Chicago’s ice-cold office market is finally heating up. But don’t get too excited
Most buyers are still spooked by uncertainty around tax reassessment, experts said
The year’s two biggest office tower sales have been announced in recent weeks, but Chicago investment sales brokers don’t believe it’s a sign that the market is roaring back.
Earlier this year, investment sales of office buildings in the central business district dropped to a 20-year low, with only two sales recorded in the second quarter and six in the first quarter. The slowdown has been attributed to the uncertainty surrounding commercial property taxes under Cook County Assessor Fritz Kaegi.
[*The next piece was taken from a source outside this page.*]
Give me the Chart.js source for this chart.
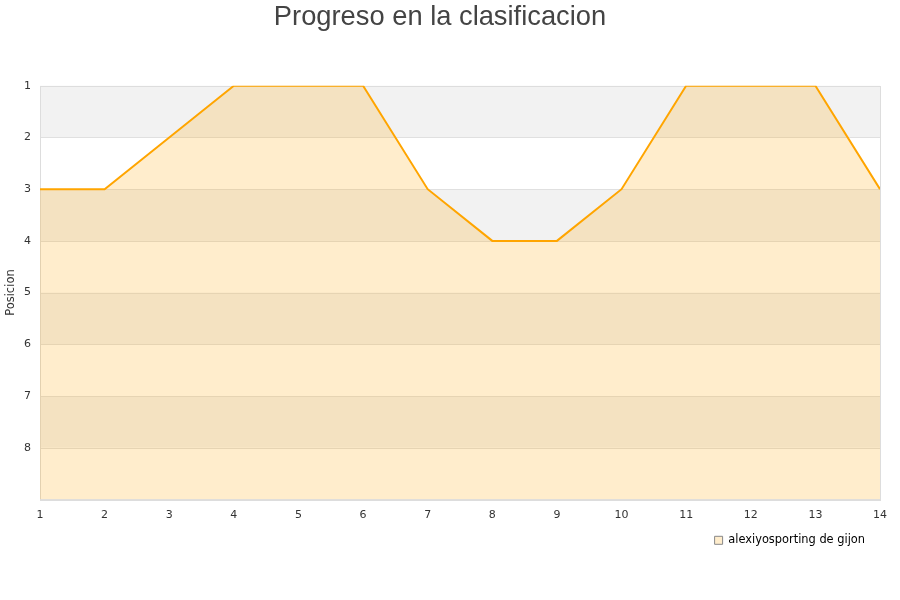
<!DOCTYPE html>
<html>
<head>
<meta charset="utf-8">
<script src="https://cdn.jsdelivr.net/npm/chart.js@4.4.0/dist/chart.umd.min.js"></script>
<style>
    html, body { margin: 0; padding: 0; background: #fff; }
    #wrap { width: 900px; height: 600px; }
</style>
</head>
<body>
<div id="wrap"><canvas id="line-chart" width="900" height="600"></canvas></div>
<script>
"use strict";

var jornadas = [1, 2, 3, 4, 5, 6, 7, 8, 9, 10, 11, 12, 13, 14];
var posiciones = [3, 3, 2, 1, 1, 1, 3, 4, 4, 3, 1, 1, 1, 3];
var equipo = "alexiyosporting de gijon";
var titulo = "Progreso en la clasificacion";

// alternating grey/white bands behind the plot + outer frame
var bandas = {
    id: 'bandas',
    afterLayout: function (chart) {
        // nudge the legend a little up/left
        var lg = chart.legend;
        lg.left -= 5; lg.right -= 5;
        lg.top -= 7; lg.bottom -= 7;
    },
    beforeDatasetsDraw: function (chart) {
        var ctx = chart.ctx, a = chart.chartArea, y = chart.scales.y;
        ctx.save();
        for (var v = y.min; v < y.max; v++) {
            if ((v - y.min) % 2 === 0) {
                var p1 = y.getPixelForValue(v), p2 = y.getPixelForValue(v + 1);
                ctx.fillStyle = '#f2f2f2';
                ctx.fillRect(a.left, Math.min(p1, p2), a.right - a.left, Math.abs(p2 - p1));
            }
        }
        // horizontal lines on top of the bands
        ctx.strokeStyle = '#e0e0e0';
        ctx.lineWidth = 1;
        for (var w = y.min; w <= y.max; w++) {
            var py = Math.round(y.getPixelForValue(w)) + 0.5;
            ctx.beginPath();
            ctx.moveTo(a.left, py);
            ctx.lineTo(a.right, py);
            ctx.stroke();
        }
        ctx.strokeStyle = '#dddddd';
        ctx.strokeRect(Math.round(a.left) + 0.5, Math.round(a.top) + 0.5, Math.round(a.right - a.left), Math.round(a.bottom - a.top));
        ctx.restore();
    }
};

var chartData = {
    labels: jornadas,
    datasets: [{
        label: equipo,
        data: posiciones,
        borderColor: '#ffa500',
        backgroundColor: 'rgba(255, 165, 0, 0.2)',
        borderWidth: 2,
        pointRadius: 0,
        tension: 0,
        fill: { value: 9 }
    }]
};

new Chart(document.getElementById('line-chart'), {
    type: 'line',
    data: chartData,
    plugins: [bandas],
    options: {
        responsive: false,
        animation: false,
        layout: { padding: { left: 0, right: 20, top: 0, bottom: 37 } },
        plugins: {
            title: {
                display: true,
                text: titulo,
                color: '#444444',
                font: { family: 'Liberation Sans', size: 27.3, weight: 'normal' },
                padding: { top: 1, bottom: 52 }
            },
            legend: {
                position: 'bottom',
                align: 'end',
                labels: {
                    color: '#000000',
                    font: { family: 'DejaVu Sans', size: 11.4 },
                    boxWidth: 8,
                    boxHeight: 8,
                    padding: 10,
                    generateLabels: function (chart) {
                        return [{
                            text: equipo,
                            fillStyle: 'rgba(255, 165, 0, 0.2)',
                            strokeStyle: '#888888',
                            lineWidth: 1,
                            datasetIndex: 0
                        }];
                    }
                }
            },
            tooltip: { enabled: false }
        },
        scales: {
            x: {
                type: 'linear',
                min: 1,
                max: 14,
                grid: { display: false, drawTicks: false },
                border: { display: false },
                ticks: {
                    stepSize: 1,
                    color: '#333333',
                    font: { family: 'DejaVu Sans', size: 11 },
                    padding: 9.5,
                    maxRotation: 0
                }
            },
            y: {
                reverse: true,
                min: 1,
                max: 9,
                afterFit: function (scale) { scale.width = 40; },
                grid: { display: false, drawTicks: false },
                border: { display: false },
                title: {
                    display: true,
                    text: 'Posicion',
                    color: '#333333',
                    font: { family: 'DejaVu Sans', size: 11.5 },
                    padding: { top: 4, bottom: 0 }
                },
                ticks: {
                    stepSize: 1,
                    color: '#333333',
                    font: { family: 'DejaVu Sans', size: 11 },
                    padding: 9,
                    callback: function (v) { return v < 9 ? v : ''; }
                }
            }
        }
    }
});
</script>
</body>
</html>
That uncertainty is causing some investors to be more cautious, particularly in parts of the city where it might not be as easy to pass real estate tax increases on to the tenant, said MB Real Estate’s Kevin Purcell.
“I hope it means that the market is back on the upswing, but the question of real estate taxes is still out there,” he said. “I think it’s really a case-by-case basis and the motivations of the sellers are different. Some have a number in mind and are not willing to move off of that number.”
In the third quarter of 2019, nine sales totaling $587 million closed in the central business district, exceeding last year’s third quarter tally of $491 million in sales, according to a report from MB Real Estate. But the year to date total of $873 million is far lower than the $2.8 billion recorded at this time last year.
Recently, San Francisco-based real estate investment firm Spear Street Capital worked out a deal with a venture of Piedmont Office Realty Trust to buy a 46-story office building at 500 W. Monroe St. in the West Loop for more than $400 million, making it the largest downtown office sale this year, Crain’s reported. Spear Street’s Ravij Patel confirmed his firm is buying the building, but he declined to provide further comment to The Real Deal.
Meanwhile, Boston-based Beacon Capital Partners agreed to purchase a 40-story tower at 190 S. LaSalle St. from Tishman Speyer for about $230 million, a source familiar with the deal told Crain’s.
In both cases, it appears the sellers didn’t quite get the numbers they were hoping for, but they adjusted their expectations and moved forward with the sales. On the other side of the deal, buyers got a good price for stable, turnkey buildings. Piedmont initially hoped to sell 500 W. Monroe St. for between $470 million and $490 million and Tishman Speyer-owned 190 S. LaSalle St. was expected to go for at least $250 million.
“In these couple situations, I think the sellers were very motivated to transact, and in other situations there are groups that are more indifferent,” said Cushman and Wakefield broker Cody Hundertmark, who was not involved in either deal. “If pricing isn’t where [sellers] want it, they’ll refinance or just continue to hold the asset.”
Over the past several years, Piedmont invested $84 million in 500 W. Monroe St. and brought its occupancy rate up to 99 percent, with tenants including Motorola and GE Healthcare.
Old Post Office developer 601W Companies is under contract to acquire the 575,000-square-foot office building at 801 S. Canal St. for about $67 million, sources told Crain’s last week. The six-story building will become vacant when Northern Trust, which has occupied the building since 1990, moves out a year from now. A vacant building is likely more attractive to a group like New York-based 601W, which is known for aggressive repositionings and re-leasings, according to Hundertmark.
These three sales illustrate that it’s still possible to make deals, he said, and it’s even more reassuring that sophisticated buyers are continuing to acquire real estate and see opportunity in the market.
“If the buyers were groups that you hadn’t heard of, you wouldn’t be as reassured that the market is going to come back over time,” Hundertmark said. “It’s good to see prolific owners of real estate betting on Chicago right now. I think that’s what the market needs to see.”